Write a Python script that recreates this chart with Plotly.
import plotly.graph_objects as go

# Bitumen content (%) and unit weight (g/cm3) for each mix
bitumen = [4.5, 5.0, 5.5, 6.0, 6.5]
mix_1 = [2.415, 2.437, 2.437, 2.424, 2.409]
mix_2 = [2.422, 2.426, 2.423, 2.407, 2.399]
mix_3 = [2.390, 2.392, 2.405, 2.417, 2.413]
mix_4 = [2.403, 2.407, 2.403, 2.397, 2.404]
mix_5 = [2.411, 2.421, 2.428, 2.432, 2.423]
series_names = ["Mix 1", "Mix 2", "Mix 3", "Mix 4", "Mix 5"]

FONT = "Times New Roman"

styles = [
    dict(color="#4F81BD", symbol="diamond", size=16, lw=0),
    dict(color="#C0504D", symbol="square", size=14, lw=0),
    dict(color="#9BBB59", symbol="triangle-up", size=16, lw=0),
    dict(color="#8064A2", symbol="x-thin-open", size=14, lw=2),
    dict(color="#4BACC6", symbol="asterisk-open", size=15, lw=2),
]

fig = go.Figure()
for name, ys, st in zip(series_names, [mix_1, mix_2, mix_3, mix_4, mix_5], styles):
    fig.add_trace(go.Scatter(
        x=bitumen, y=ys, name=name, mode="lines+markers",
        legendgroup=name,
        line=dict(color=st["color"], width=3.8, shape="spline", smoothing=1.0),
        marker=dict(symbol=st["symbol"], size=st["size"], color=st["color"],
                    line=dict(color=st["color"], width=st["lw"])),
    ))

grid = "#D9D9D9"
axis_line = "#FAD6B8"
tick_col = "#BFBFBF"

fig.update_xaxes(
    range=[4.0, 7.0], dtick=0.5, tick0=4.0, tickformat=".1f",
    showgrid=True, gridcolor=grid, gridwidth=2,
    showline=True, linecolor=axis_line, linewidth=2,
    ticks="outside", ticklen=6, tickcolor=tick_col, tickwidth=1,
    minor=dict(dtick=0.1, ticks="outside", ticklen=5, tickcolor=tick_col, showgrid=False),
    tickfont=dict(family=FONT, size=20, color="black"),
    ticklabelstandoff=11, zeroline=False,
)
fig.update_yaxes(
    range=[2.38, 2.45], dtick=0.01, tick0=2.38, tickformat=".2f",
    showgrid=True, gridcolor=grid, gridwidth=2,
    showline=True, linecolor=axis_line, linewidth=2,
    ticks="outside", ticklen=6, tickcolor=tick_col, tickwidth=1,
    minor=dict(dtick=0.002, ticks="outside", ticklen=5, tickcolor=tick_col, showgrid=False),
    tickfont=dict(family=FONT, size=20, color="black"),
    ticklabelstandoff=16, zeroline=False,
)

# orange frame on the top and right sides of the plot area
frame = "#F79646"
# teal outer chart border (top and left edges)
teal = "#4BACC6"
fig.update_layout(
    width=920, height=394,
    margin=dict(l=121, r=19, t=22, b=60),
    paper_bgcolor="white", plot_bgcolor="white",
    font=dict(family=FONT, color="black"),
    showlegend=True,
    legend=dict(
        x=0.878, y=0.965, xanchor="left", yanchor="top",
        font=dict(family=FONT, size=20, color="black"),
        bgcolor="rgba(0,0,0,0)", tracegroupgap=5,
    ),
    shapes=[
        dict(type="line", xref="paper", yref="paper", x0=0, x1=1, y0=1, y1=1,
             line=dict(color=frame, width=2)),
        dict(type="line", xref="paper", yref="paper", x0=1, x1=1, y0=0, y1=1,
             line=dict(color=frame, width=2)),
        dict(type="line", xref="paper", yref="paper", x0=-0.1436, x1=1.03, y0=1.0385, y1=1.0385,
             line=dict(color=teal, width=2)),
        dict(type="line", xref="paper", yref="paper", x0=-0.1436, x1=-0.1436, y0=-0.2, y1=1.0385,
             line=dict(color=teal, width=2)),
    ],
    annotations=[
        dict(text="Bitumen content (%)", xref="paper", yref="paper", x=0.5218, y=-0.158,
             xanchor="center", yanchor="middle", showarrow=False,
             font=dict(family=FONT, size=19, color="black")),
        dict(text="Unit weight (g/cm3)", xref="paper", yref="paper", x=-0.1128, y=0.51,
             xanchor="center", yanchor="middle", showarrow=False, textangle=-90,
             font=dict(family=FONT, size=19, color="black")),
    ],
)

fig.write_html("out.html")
***
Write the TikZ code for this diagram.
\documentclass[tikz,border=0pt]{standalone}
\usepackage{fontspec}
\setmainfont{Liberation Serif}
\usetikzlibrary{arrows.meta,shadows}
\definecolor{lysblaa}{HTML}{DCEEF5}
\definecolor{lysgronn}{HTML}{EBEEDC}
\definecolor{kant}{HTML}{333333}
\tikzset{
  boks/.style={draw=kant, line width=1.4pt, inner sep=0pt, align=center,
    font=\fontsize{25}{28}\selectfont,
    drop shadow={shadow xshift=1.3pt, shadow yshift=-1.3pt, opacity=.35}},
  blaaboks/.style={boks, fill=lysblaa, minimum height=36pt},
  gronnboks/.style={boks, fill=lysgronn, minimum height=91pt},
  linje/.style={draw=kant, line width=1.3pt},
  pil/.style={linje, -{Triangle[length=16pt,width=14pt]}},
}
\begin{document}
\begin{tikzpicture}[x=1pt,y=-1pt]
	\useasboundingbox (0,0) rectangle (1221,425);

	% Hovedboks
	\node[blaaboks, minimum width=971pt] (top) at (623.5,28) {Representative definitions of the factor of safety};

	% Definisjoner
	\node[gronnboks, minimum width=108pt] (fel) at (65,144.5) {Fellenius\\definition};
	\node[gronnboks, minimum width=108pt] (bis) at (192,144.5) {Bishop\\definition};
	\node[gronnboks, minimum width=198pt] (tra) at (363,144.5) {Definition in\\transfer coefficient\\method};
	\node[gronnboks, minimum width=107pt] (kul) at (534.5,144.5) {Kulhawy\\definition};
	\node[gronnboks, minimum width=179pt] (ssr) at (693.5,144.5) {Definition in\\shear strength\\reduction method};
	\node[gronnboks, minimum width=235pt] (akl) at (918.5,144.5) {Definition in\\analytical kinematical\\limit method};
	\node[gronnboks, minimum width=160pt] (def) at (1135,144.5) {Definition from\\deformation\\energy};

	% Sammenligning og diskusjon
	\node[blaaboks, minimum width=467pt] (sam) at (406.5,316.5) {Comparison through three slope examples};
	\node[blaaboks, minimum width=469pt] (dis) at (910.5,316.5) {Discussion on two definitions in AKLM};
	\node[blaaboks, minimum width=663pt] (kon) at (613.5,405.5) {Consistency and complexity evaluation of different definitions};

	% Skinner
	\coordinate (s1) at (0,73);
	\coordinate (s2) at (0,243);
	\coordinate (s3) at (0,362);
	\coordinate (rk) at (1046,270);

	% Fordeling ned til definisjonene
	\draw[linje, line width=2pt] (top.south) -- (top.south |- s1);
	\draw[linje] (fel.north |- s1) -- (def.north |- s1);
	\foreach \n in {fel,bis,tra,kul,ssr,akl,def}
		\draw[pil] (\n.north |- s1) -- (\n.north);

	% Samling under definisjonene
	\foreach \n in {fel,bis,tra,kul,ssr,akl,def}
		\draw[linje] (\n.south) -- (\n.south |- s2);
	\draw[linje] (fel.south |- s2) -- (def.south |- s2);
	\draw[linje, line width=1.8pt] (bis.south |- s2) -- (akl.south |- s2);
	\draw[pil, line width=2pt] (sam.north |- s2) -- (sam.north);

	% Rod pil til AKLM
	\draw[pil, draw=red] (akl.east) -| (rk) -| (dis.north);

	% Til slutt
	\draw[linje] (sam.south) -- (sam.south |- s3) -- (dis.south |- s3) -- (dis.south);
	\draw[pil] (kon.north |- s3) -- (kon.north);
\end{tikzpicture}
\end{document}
***
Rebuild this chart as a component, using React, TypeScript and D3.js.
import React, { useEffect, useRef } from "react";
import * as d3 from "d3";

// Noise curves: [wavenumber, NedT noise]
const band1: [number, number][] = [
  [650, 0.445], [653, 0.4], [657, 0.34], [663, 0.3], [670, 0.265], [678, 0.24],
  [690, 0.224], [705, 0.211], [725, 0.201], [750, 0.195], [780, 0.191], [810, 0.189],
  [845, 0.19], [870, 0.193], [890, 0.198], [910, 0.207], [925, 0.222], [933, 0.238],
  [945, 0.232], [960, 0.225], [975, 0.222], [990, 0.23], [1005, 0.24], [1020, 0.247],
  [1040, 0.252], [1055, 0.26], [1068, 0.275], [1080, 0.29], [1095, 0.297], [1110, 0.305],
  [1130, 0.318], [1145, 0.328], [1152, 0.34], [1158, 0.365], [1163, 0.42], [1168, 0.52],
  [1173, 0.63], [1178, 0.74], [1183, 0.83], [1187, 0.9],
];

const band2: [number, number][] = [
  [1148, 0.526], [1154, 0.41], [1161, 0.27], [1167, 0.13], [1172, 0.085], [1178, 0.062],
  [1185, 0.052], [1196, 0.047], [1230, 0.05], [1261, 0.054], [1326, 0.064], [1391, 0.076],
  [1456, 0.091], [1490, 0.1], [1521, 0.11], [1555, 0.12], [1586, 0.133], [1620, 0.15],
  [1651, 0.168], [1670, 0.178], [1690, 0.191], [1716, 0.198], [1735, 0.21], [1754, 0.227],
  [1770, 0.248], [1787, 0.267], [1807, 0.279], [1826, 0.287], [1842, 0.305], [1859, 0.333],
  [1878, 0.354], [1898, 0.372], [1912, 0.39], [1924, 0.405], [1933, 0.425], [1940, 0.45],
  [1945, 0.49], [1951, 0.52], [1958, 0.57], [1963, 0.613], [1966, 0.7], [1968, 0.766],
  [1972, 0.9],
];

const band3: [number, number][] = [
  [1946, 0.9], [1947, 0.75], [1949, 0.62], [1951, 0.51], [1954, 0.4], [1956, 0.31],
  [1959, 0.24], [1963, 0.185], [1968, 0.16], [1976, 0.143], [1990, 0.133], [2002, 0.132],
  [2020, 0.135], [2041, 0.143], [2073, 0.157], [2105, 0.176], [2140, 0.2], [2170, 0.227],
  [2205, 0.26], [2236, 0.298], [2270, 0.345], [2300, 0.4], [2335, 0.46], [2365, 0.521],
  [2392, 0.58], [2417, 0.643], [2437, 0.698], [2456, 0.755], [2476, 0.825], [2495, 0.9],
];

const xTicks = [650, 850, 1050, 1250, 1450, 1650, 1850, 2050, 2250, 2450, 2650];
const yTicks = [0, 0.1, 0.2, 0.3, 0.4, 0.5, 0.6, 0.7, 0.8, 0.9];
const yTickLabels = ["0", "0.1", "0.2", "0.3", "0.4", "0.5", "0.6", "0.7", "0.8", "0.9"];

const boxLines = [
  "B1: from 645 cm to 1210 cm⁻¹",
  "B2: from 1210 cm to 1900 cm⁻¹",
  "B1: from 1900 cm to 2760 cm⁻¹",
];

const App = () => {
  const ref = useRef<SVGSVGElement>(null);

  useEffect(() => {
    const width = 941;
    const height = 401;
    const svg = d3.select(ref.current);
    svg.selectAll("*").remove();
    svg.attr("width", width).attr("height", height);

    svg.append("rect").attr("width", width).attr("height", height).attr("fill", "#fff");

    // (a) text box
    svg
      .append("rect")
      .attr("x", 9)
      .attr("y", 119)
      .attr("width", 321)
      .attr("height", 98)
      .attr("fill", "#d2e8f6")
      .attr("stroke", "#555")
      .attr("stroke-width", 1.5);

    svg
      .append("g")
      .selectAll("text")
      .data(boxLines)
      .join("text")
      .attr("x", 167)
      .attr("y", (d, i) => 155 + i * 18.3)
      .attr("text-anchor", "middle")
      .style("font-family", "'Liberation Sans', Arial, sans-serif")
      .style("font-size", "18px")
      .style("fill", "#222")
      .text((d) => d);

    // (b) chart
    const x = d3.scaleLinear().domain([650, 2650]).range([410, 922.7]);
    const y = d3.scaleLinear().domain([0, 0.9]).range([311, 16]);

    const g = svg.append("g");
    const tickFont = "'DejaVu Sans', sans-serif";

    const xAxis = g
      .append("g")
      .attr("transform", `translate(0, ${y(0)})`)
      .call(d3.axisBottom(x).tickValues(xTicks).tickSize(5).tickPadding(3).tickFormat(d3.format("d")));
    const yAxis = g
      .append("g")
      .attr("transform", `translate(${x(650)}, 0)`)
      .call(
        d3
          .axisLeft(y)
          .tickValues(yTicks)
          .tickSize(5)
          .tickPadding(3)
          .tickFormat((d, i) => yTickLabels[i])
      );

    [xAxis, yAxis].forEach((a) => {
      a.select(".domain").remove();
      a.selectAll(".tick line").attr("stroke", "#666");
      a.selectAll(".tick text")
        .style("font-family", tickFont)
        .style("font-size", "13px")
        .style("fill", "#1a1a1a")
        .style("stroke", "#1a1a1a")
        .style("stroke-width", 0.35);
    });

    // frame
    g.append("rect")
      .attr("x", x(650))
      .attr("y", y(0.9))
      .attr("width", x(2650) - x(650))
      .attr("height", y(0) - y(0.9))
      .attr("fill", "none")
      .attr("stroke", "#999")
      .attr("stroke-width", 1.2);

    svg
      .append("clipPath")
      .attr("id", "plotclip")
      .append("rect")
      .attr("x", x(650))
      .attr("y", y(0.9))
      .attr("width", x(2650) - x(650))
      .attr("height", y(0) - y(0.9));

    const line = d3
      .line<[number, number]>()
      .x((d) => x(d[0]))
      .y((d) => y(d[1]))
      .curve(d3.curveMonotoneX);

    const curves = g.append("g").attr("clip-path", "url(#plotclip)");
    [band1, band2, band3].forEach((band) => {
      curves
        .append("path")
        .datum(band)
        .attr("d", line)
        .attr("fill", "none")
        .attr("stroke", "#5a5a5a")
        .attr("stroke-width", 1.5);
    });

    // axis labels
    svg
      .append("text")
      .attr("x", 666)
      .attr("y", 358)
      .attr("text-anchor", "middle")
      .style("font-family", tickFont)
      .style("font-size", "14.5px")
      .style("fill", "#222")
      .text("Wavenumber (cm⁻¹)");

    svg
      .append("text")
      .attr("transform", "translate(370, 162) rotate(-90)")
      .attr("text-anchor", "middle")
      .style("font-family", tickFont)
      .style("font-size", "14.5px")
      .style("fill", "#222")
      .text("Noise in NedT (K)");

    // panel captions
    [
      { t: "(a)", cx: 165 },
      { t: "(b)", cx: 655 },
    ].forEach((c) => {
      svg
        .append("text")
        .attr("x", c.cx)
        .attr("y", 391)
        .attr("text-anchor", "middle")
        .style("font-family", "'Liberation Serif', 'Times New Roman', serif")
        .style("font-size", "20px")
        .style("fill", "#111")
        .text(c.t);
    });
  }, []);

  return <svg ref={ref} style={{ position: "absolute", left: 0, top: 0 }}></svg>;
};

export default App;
***
Produce only the lines from the line containing "Rebuild this chart" through the line containing "import * as", inclusive of both, exactly as they stand in the entries above.

Rebuild this chart as a component, using React, TypeScript and D3.js.
import React, { useEffect, useRef } from "react";
import * as d3 from "d3";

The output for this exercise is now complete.